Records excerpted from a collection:
......
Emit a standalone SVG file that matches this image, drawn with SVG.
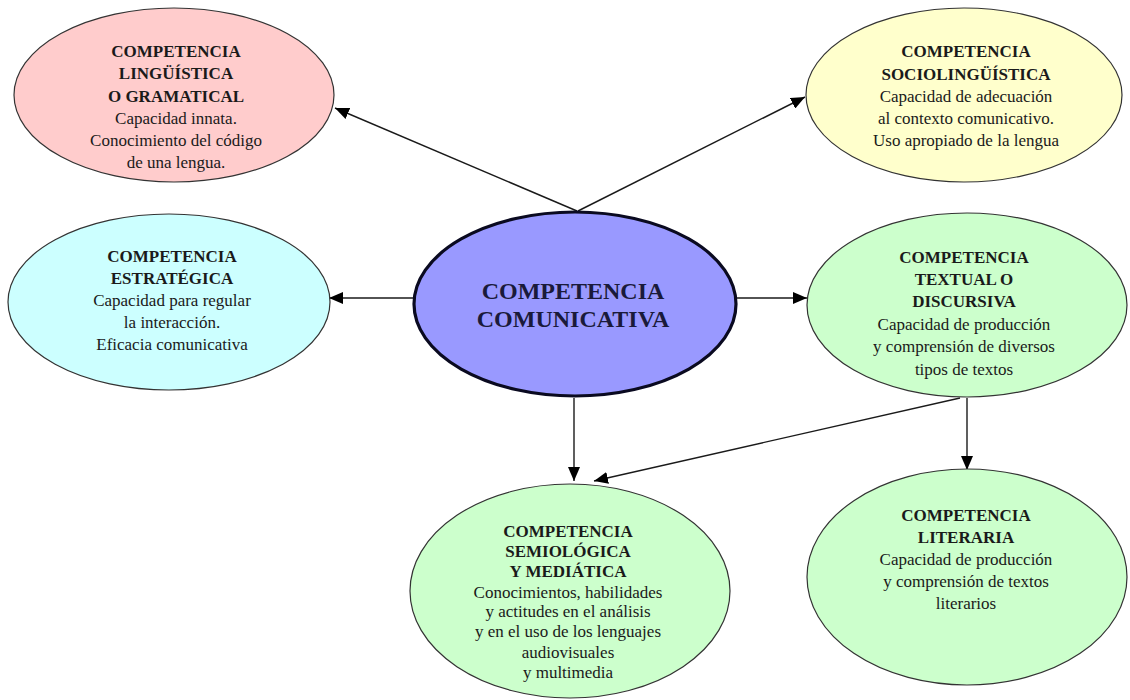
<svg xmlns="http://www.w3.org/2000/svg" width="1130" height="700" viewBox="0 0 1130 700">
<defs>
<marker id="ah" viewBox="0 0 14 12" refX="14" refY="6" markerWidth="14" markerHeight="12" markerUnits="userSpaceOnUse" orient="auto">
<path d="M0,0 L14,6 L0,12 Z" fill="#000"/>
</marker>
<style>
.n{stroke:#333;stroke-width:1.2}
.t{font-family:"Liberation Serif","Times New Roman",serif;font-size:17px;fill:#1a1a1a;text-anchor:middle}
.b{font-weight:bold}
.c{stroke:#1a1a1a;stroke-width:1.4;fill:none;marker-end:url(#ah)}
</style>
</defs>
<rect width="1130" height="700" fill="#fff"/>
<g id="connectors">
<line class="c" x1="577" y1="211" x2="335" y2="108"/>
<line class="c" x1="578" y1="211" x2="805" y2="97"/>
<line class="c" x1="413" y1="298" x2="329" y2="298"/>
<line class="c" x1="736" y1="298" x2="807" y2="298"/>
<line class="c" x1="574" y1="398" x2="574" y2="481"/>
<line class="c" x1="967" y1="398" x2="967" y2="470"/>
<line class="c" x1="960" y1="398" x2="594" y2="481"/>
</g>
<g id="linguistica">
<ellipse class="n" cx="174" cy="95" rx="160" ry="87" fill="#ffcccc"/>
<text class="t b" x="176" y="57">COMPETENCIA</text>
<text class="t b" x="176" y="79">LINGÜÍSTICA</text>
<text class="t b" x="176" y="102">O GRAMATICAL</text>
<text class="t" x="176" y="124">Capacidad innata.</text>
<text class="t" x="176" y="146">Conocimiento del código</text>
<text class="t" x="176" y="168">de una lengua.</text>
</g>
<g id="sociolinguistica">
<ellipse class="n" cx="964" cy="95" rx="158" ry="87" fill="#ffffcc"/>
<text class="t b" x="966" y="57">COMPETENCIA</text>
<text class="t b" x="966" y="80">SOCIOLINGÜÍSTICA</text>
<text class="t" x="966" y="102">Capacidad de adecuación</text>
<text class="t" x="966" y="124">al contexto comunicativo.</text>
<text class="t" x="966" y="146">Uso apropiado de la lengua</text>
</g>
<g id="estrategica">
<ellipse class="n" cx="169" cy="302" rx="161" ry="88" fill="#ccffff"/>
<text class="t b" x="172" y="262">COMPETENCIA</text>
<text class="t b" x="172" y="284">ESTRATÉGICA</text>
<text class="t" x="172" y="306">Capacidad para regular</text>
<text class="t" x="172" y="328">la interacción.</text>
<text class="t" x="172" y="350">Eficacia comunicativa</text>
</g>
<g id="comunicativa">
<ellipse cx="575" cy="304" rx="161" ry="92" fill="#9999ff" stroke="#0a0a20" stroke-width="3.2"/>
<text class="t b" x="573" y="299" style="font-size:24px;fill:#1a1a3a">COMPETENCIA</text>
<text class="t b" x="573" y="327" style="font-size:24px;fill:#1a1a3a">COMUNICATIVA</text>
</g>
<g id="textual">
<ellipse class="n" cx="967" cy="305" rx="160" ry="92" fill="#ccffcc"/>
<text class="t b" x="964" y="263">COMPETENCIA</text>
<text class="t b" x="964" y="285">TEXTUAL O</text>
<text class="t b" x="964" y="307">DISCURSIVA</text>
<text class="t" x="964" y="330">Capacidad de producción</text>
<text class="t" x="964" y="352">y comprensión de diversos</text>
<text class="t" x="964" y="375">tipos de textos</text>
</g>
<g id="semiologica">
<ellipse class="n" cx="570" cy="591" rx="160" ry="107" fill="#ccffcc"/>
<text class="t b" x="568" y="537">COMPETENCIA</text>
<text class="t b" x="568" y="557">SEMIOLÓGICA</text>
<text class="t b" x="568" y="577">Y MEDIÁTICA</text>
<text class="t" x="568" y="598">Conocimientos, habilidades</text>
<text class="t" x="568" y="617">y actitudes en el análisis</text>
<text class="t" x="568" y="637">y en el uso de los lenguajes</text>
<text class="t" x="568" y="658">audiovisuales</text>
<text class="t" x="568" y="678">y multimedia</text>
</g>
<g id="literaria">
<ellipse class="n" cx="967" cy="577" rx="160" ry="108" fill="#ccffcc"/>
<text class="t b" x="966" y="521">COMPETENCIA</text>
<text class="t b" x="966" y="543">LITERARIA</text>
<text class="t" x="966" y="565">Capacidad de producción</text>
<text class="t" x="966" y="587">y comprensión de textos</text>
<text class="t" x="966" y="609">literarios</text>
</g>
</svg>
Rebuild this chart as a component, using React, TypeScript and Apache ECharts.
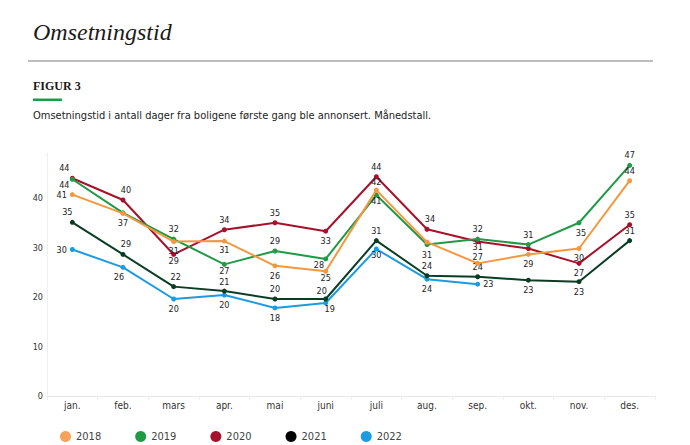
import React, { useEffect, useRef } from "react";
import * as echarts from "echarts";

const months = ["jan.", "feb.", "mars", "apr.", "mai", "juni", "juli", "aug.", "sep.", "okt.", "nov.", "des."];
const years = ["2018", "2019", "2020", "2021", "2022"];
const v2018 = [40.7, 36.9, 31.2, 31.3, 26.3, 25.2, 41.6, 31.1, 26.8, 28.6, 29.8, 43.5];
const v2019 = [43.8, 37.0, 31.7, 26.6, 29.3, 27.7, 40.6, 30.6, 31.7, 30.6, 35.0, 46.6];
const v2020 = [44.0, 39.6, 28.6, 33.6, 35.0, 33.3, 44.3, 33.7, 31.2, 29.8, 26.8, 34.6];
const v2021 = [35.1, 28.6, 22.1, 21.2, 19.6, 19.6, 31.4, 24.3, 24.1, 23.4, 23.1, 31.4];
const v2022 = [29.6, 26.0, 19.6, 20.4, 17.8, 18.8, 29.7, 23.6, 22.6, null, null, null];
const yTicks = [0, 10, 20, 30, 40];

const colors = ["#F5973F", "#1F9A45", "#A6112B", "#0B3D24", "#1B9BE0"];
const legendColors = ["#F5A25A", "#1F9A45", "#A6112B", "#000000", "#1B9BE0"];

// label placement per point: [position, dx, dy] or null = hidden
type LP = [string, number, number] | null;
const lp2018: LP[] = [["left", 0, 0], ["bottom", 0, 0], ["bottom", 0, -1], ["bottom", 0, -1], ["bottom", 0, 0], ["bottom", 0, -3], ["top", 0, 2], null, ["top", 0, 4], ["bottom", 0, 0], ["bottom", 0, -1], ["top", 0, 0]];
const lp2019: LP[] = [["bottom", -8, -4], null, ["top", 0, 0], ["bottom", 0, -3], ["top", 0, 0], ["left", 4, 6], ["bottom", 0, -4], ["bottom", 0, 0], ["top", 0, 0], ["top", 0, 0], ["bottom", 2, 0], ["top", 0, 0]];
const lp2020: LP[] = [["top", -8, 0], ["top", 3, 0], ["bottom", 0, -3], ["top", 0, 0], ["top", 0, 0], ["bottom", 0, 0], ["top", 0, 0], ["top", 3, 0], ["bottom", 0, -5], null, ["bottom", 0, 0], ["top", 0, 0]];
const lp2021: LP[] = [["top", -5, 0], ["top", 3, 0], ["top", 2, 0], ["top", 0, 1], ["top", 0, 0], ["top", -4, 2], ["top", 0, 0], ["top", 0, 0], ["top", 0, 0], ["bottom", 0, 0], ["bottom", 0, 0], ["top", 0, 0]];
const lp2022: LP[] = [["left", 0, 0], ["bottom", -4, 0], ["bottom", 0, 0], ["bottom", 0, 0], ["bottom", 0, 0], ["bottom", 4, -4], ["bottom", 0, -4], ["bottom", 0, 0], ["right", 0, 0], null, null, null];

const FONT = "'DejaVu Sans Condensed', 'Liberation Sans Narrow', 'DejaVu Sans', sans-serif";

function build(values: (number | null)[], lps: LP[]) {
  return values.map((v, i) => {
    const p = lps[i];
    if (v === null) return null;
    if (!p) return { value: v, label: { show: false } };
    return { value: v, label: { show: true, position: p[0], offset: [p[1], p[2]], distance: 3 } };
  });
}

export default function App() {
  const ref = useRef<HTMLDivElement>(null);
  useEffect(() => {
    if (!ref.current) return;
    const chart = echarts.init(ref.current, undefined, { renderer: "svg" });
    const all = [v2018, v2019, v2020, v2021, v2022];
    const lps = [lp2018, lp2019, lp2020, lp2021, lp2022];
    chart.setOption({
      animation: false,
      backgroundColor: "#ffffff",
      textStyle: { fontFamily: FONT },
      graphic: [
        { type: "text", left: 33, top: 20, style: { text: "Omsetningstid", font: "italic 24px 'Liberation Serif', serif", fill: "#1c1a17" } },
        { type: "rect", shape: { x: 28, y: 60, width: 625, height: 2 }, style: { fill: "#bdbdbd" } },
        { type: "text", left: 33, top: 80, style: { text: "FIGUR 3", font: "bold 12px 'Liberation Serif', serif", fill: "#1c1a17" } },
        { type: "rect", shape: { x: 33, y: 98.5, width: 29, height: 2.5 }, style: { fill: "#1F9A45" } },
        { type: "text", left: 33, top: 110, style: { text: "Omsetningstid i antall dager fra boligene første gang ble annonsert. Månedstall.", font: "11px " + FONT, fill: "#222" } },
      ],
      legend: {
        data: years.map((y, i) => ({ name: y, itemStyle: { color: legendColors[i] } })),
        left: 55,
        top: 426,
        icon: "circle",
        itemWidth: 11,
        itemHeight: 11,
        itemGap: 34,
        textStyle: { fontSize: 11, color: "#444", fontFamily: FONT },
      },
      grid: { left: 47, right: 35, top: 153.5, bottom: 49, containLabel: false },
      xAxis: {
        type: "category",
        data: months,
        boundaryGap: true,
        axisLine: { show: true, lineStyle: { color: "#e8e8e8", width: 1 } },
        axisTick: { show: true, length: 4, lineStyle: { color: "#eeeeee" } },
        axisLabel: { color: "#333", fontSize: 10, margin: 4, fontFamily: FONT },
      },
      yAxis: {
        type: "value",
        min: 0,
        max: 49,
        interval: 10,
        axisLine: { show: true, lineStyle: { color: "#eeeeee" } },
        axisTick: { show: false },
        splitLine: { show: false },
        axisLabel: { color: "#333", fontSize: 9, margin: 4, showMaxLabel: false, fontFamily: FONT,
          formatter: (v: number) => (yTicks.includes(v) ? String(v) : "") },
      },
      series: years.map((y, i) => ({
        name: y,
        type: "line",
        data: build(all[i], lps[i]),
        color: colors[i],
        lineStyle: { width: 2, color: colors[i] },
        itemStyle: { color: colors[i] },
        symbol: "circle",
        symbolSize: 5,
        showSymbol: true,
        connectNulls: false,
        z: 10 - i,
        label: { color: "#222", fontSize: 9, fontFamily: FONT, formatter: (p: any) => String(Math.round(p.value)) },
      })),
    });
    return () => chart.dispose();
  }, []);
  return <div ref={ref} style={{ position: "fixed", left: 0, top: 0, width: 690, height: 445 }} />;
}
......
**REQUIRED TASK:**
Above are some entries. Restate word for word the lines from the one holding "Rebuild this chart" through the one holding "import * as", but not the pictures.

**THE COMPLETED TASK:**
Rebuild this chart as a component, using React, TypeScript and Apache ECharts.
import React, { useEffect, useRef } from "react";
import * as echarts from "echarts";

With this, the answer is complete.